Although they are denied their rights, dignity and liberty, women serve a peculiar symbolic function in Iran, as in most Muslim-majority nations. As Charles Tripp, in his Islam and the Moral Economy, remarks in regard to the early Islamist writers, women have been “treated [ ] as the terrain for the symbolic expression of a certain kind of Islamic identity [and] as key players in the defence against the intrusion of other belief systems” (p. 168.) This is most evidently manifested, on a daily basis, in the enforcement [video] of a drab and depressing “Islamic dress code” that renders women mere signs of a neo-medieval Islamic identity inseparable from the Supreme Ayatolla and his regime.
However, the feminist movement in Iran, unrelenting in its push for greater freedom, has ensured what Asef Bayat has called “that delicate art of presence in harsh circumstances” (Making Islam Democratic, p. 201). It is this long-term “presence,” illustrated by the “public life and activism of Iranian Muslim women,” that Bayat believed would determine the eventual success of the “post Islamist” movement. He was no doubt substantially correct. The presence of women was important - symbolically and actually - even before the first vote had been cast in the recent elections. Zahra Rahnavard, wife of presidential candidate Mir Hossein Mousavi, appeared with her husband in campaign posters displayed across Tehran. The couple were even shown holding hands - a daring act in Iran, and one that clearly alluded to greater freedom if Mousavi were elected.

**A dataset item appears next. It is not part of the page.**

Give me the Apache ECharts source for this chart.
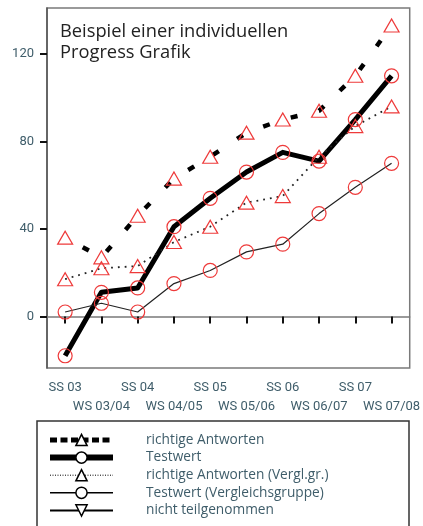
<!DOCTYPE html>
<html>
<head>
<meta charset="utf-8">
<script src="https://cdn.jsdelivr.net/npm/echarts@6/dist/echarts.min.js"></script>
<style>
html,body{margin:0;padding:0;background:#fff;}
#chart{width:423px;height:526px;}
</style>
</head>
<body>
<div id="chart"></div>
<script>
const categories = ['SS 03','WS 03/04','SS 04','WS 04/05','SS 05','WS 05/06','SS 06','WS 06/07','SS 07','WS 07/08'];
const richtigeAntworten = [36, 27, 46, 63, 73, 84, 90, 94, 110, 133];
const testwert = [-18, 11, 13, 41, 54, 66, 75, 71, 90, 110];
const richtigeVergl = [17, 22, 23, 34, 41, 52, 55, 73, 87, 96];
const testwertVergl = [2, 6, 2, 15, 21, 29.5, 33, 47, 59, 70];
const yTicks = [0, 40, 80, 120];
const seriesNames = ['richtige Antworten', 'Testwert', 'richtige Antworten (Vergl.gr.)', 'Testwert (Vergleichsgruppe)', 'nicht teilgenommen'];
const titleText = 'Beispiel einer individuellen\nProgress Grafik';

const RED = '#ee3a3a';
const FONT = 'Roboto';
const TEXT_FONT = 'Open Sans';
const LABEL_COLOR = '#3f5d6a';

const chart = echarts.init(document.getElementById('chart'));
const markerStyle = { color: 'rgba(255,255,255,0)', borderColor: RED, borderWidth: 1.2 };

chart.setOption({
  animation: false,
  title: {
    text: titleText,
    left: 55, top: 16,
    textStyle: { fontFamily: TEXT_FONT, fontSize: 18.3, fontWeight: 'normal', color: '#222', lineHeight: 21.5 }
  },
  grid: { left: 47, right: 11, top: 8, bottom: 158, show: true, borderColor: '#7a7a7a', borderWidth: 1.5 },
  xAxis: {
    type: 'category',
    data: categories,
    boundaryGap: true,
    axisLine: { show: true, lineStyle: { color: '#7a7a7a', width: 1.5 } },
    axisTick: { show: true, alignWithLabel: true, interval: 0, length: 7, lineStyle: { color: '#111', width: 2 } },
    axisLabel: {
      interval: 0, margin: 10, color: LABEL_COLOR, fontFamily: FONT, fontSize: 13, lineHeight: 19,
      formatter: (v, i) => (i % 2 ? '\n' + v : v)
    },
    splitLine: { show: false }
  },
  yAxis: {
    type: 'value',
    min: -23.6, max: 141,
    axisLine: { show: true, lineStyle: { color: '#555', width: 1.5 } },
    axisTick: { show: true, customValues: yTicks, length: 7, lineStyle: { color: '#111', width: 2 } },
    axisLabel: { customValues: yTicks, margin: 13, color: LABEL_COLOR, fontFamily: FONT, fontSize: 13 },
    splitLine: { show: false }
  },
  legend: {
    orient: 'vertical',
    left: 47, top: 433, padding: 0,
    itemWidth: 63, itemHeight: 14, itemGap: 3.6,
    selectedMode: false,
    textStyle: { color: LABEL_COLOR, fontFamily: TEXT_FONT, fontSize: 13.7, lineHeight: 14, padding: [0, 0, 0, 28] },
    itemStyle: { color: '#fff', borderColor: '#000', borderWidth: 1.5 },
    data: [
      { name: seriesNames[0], lineStyle: { color: '#000', width: 5, type: [7, 3.5], dashOffset: 0, cap: 'butt' } },
      { name: seriesNames[1], lineStyle: { color: '#000', width: 6, type: 'solid', cap: 'butt' } },
      { name: seriesNames[2], lineStyle: { color: '#000', width: 1, type: [1, 1.5], cap: 'butt' } },
      { name: seriesNames[3], lineStyle: { color: '#000', width: 1.5, type: 'solid', cap: 'butt' } },
      { name: seriesNames[4], lineStyle: { color: '#000', width: 2, type: 'solid', cap: 'butt' } }
    ]
  },
  graphic: [{
    type: 'rect', silent: true,
    shape: { x: 37, y: 421, width: 372, height: 110 },
    style: { fill: 'none', stroke: '#333', lineWidth: 1.5 }
  }],
  series: [
    {
      name: seriesNames[0], type: 'line', data: richtigeAntworten,
      symbol: 'triangle', symbolSize: [15, 13],
      lineStyle: { color: '#000', width: 4.5, type: [7, 22], dashOffset: 9, cap: 'butt' },
      itemStyle: markerStyle, z: 2
    },
    {
      name: seriesNames[1], type: 'line', data: testwert,
      symbol: 'circle', symbolSize: 14,
      lineStyle: { color: '#000', width: 5, cap: 'butt', join: 'round' },
      itemStyle: markerStyle, z: 2
    },
    {
      name: seriesNames[2], type: 'line', data: richtigeVergl,
      symbol: 'triangle', symbolSize: [15, 13],
      lineStyle: { color: '#222', width: 1.8, type: [1.8, 5], cap: 'butt' },
      itemStyle: markerStyle, z: 2
    },
    {
      name: seriesNames[3], type: 'line', data: testwertVergl,
      symbol: 'circle', symbolSize: 14,
      lineStyle: { color: '#222', width: 1.2 },
      itemStyle: markerStyle, z: 2
    },
    {
      name: seriesNames[4], type: 'line', data: [],
      symbol: 'triangle', symbolRotate: 180, symbolSize: [15, 13],
      lineStyle: { color: '#000', width: 2 },
      itemStyle: markerStyle, z: 2
    }
  ]
});
</script>
</body>
</html>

From the beginning of the post-election protests, women were also noticeably present [video], with some of the most striking early images being those of women with their hands painted green (Mousavi’s campaign color), or wearing green hijabs or scarves, and optimistically making the “peace” or “victory sign.”
By the end of June, however, a different hand gesture summed up the feelings of the democratic protestors, angered by the violence unleashed against them. A doctored photograph began circulating the internet, appearing to show a young woman blocking president Mahmoud Ahmadinejad’s motorcade, and - to use the vernacular - giving him “the finger.” Though photoshoped, the image caught the defiance of the younger generations, and the essence of the conflict and change in Iran.
On June 20, music student Neda Agha Soltan was killed in cold blood as she stood watching a protest. Neda’s portrait, and footage and photographs of her dying on the streets of the capitol from a sniper’s bullet became the galvanizing and iconic images of the pro-democracy movement, with Neda herself revered as the “Angel of Freedom.” Middle East scholar Hamid Dabashi even called her “the granddaughter of Rosa Park’s character.”
Neda’s grave at Tehran's Behesht Zahra Cemetery soon became a potent symbol of the oppression of Iran’s democratic dissidents, and a rallying point for further demonstrations. Yet, those gathering there have been bombarded with tear gas, and beaten by Basiji thugs and police.
Yet, the terrain is changing. One protestor told Radio Farda that the demonstrators were beginning to fight back, and that when they saw the police “beating a girl[,] people ran after [the officers and] two of them fell. People started clapping their hands. It's amazing [ ] It's the first time that I've seen in recent protests that people are attacking the riot force and they're escaping.”
Sickened by its brutality, Ayatollah Hossein Ali Montazeri, Mousavi, and former president Mohammad Khatami, have all now condemned the regime and its crimes against the people of Iran, and they have done so in the most strident terms.
The West must take their lead: condemn the fascist regime, and give full backing to the Iranian people and their aspiration for liberty.